Watson, in his autobiography WILL YOU KILL FOR ME? has confirmed he said that he was “the devil” and was there to do “the devil’s business” at the Tate-Polanski residence the night of the murders. Susan Atkins claimed she heard him say this at the scene and in court he at first denied it but then confirmed it.

Watson didn’t only say he was there to do the devil’s business which might have refered to Manson and hypothetical orders Manson may have given him. Watson directly refered to himself as the devil and then refered to what he was about to do as the devil’s business presumably meaning his own personal business since he had directly refered to himself as the devil.

Even as far as Manson family members go, Charles “Tex” Watson was the really dangerous one. He was a crack shot, the only one in the family, and taught his female accomplices how to wound more severely with a knife (i.e. cut and twist). The second most dangerous was Pat Krenwinkel, then Leslie Van Houten.

Susan Atkins was a willing participant but only insofar as she was able to inflict a few defensive stab wounds and hold victims down for Tex Watson and Patricia Krenwinkel to kill them. She was able to stab Frykowski in the legs aimlessly thrusting a knife behind her only after he began pulling her hair.

Leslie Van Houten stabbed Rosemary LaBianca 16 times after being ordered to by Watson. Most if not all the stab wounds she inflicted happened post-mortum i.e. after Rosemary LaBianca was dead meaning it was really Watson that inflicted the fatal wound and then enticed Van Houten to inflicted post-mortum wounds as a method of mutual incrimination to ensure her silence.

Watson likely finished the murders his female accomplices were unable to. The girls greatly helped Watson by slowing victims down, wounding them and restraining them but he is the one that did the vast majority of the actual killing beyond being a part of the murders as an accomplice. Patricia Krenwinkel (the one who had studied to be a nun) did more damage and showed more aggression than the other two girls did but Watson administered the coup de gras . They, including Watson, all confirm this.
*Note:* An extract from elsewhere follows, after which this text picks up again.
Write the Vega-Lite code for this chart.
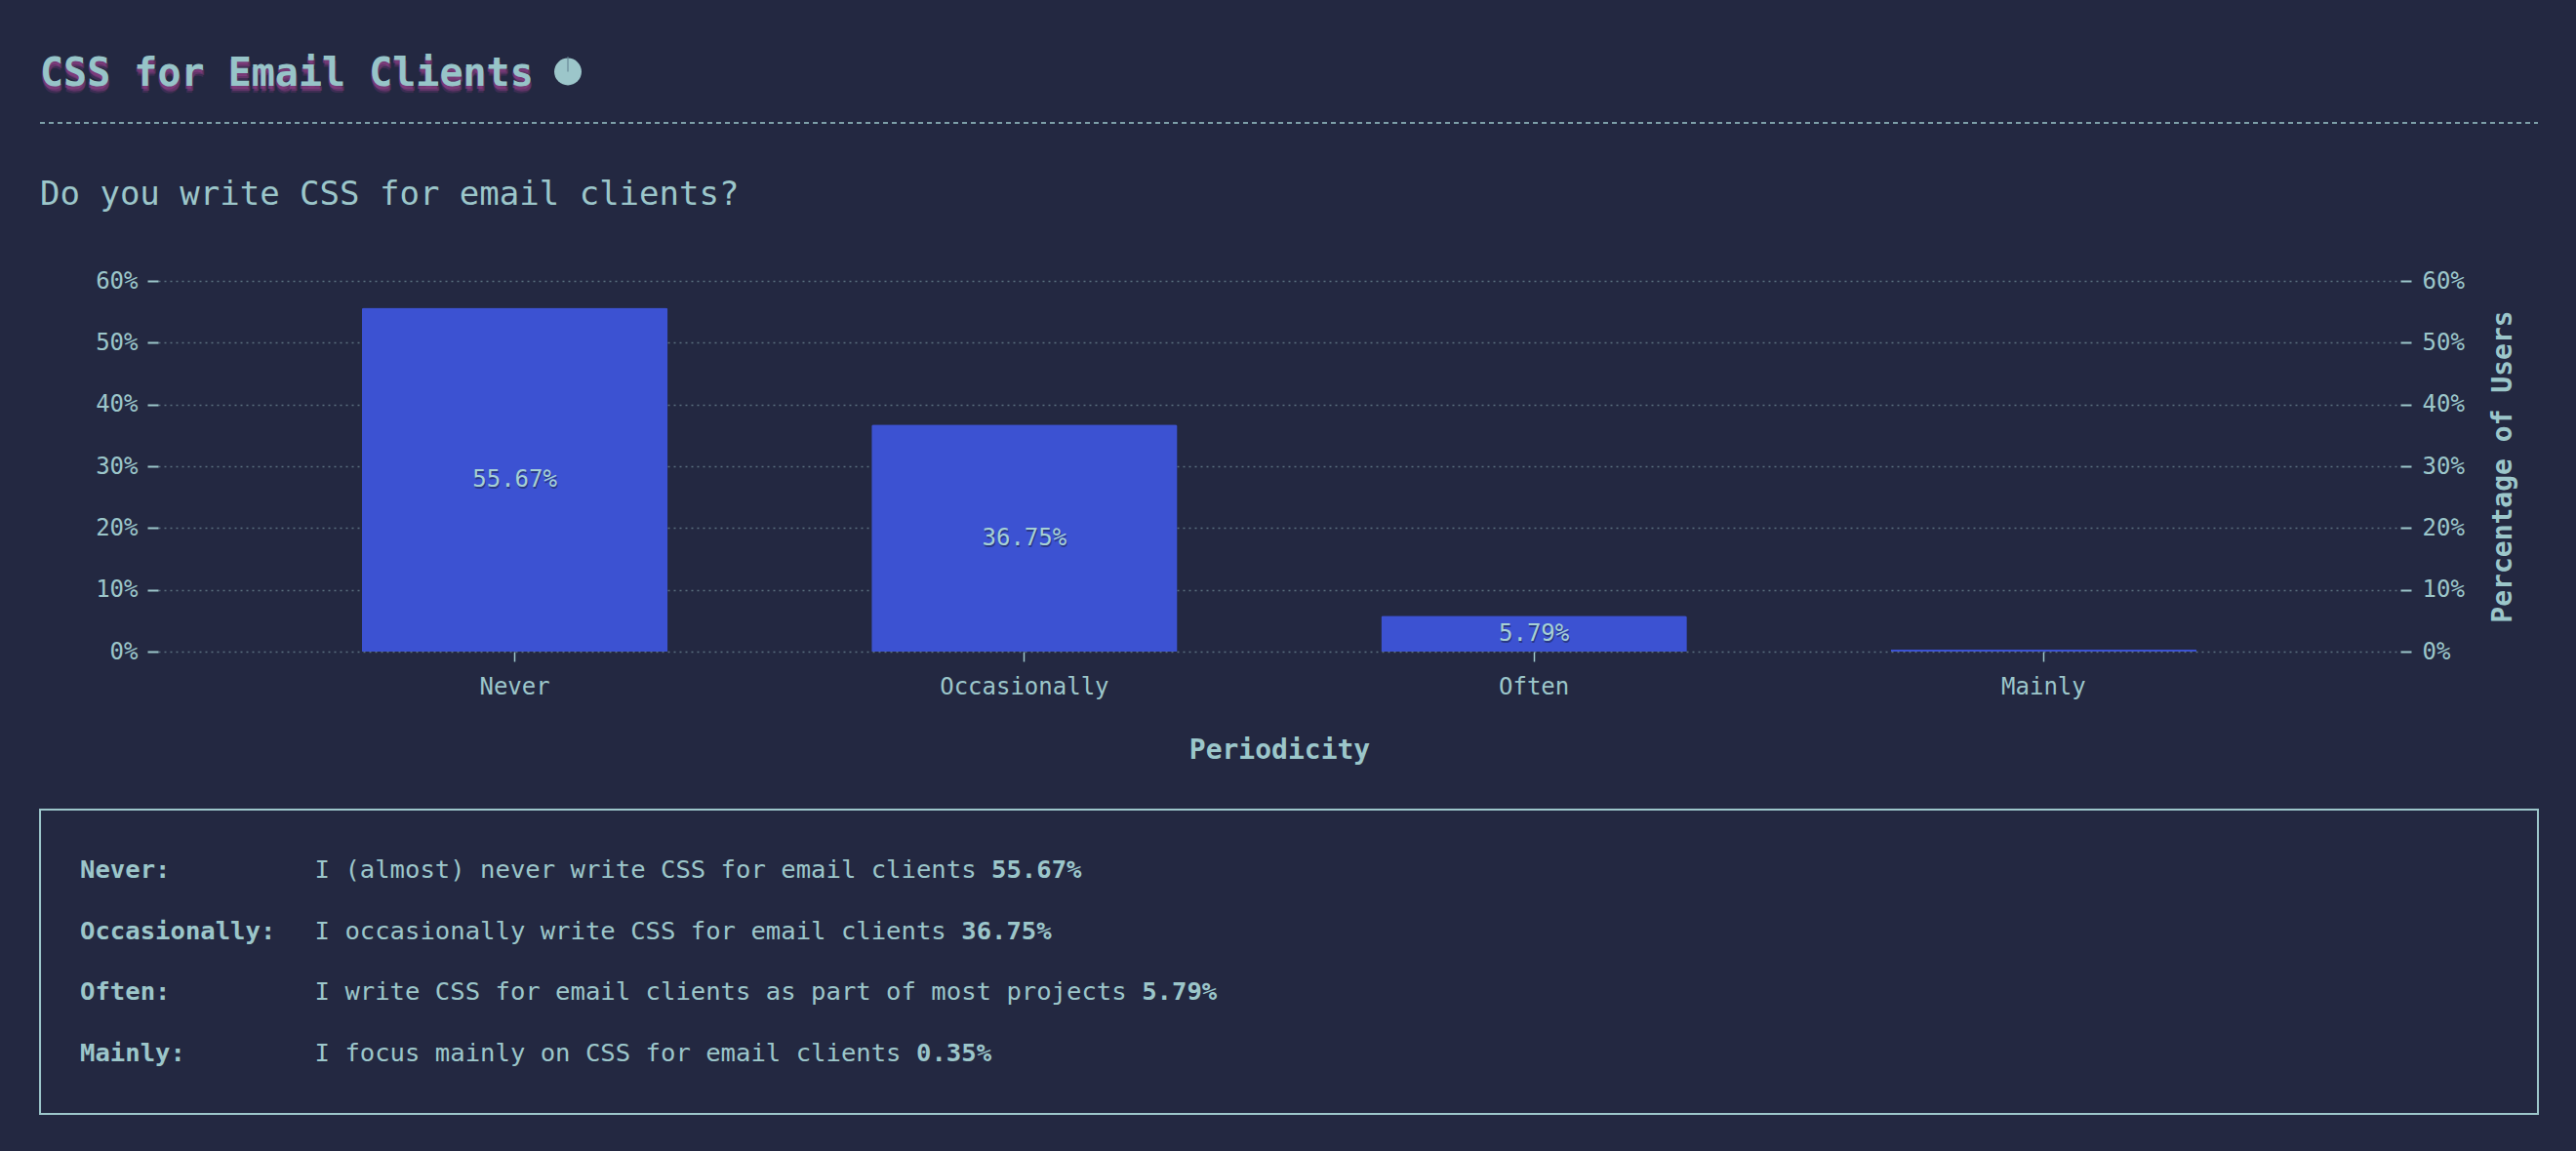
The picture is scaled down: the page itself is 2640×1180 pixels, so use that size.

When it comes to violent crime one has to have more concern about the people who physically carry it out than ones who manipulate others into carrying it out for them. That does not mean Manson is not guilty of anything or that he isn’t dangerous in his own right. It just means that acts of violence involving him did not usually happen without the help of other dangerous people.

As a fluke of the California judicial system Watson got life in prison and he never received what he should have gotten which was the death penalty. Watson was sentenced to die and should have died. That he was re-sentenced after the death penalty was overturned in California in 1972 makes it kind of perplexing that when the death penalty was reinstated his sentence was not appropriatley adjusted back to his getting his ticket punched as logically (but not necessarily legally) it should have been. Atkins, Krenwinkel, Van Houten and of course Manson should have been dispatched thusly also.

Then there is the question of the similarities in names. Charles Watson and Charles Manson are similar names. I wonder if the public drew any distinction between the two. Also since jailhouse informants at a women’s prison dorm where Susan Atkins was being held are a source of much of the impetus given to the Los Angeles district attorney’s office to focus on Manson I wonder if the informants could have been confused over which Charles was which.

Atkins, for her part stated in an interview in 1976 that she had done over 300 hits of acid between summer 1967 and fall 1969. She confirmed she got very little acid from Manson who discouraged her from using it while she was pregnant. She also stated that on the night of the Tate murder she saw Tex Watson do superhuman things comparing it to the story of the women who, in the heat of a moment, lifted a car off of her child after an accident.

Nazi experiments with cocaine on concentration camp prisoners yielded results which Third Reich scientists presented as evidence that hard drugs could boost human performance.

Because of facts like those I suggest that Watson was the most dangerous Manson family member. He procured hard drugs for the family heightening their level of physical threat, He also used the same drugs rendering himself into an even more physically formidable murderer.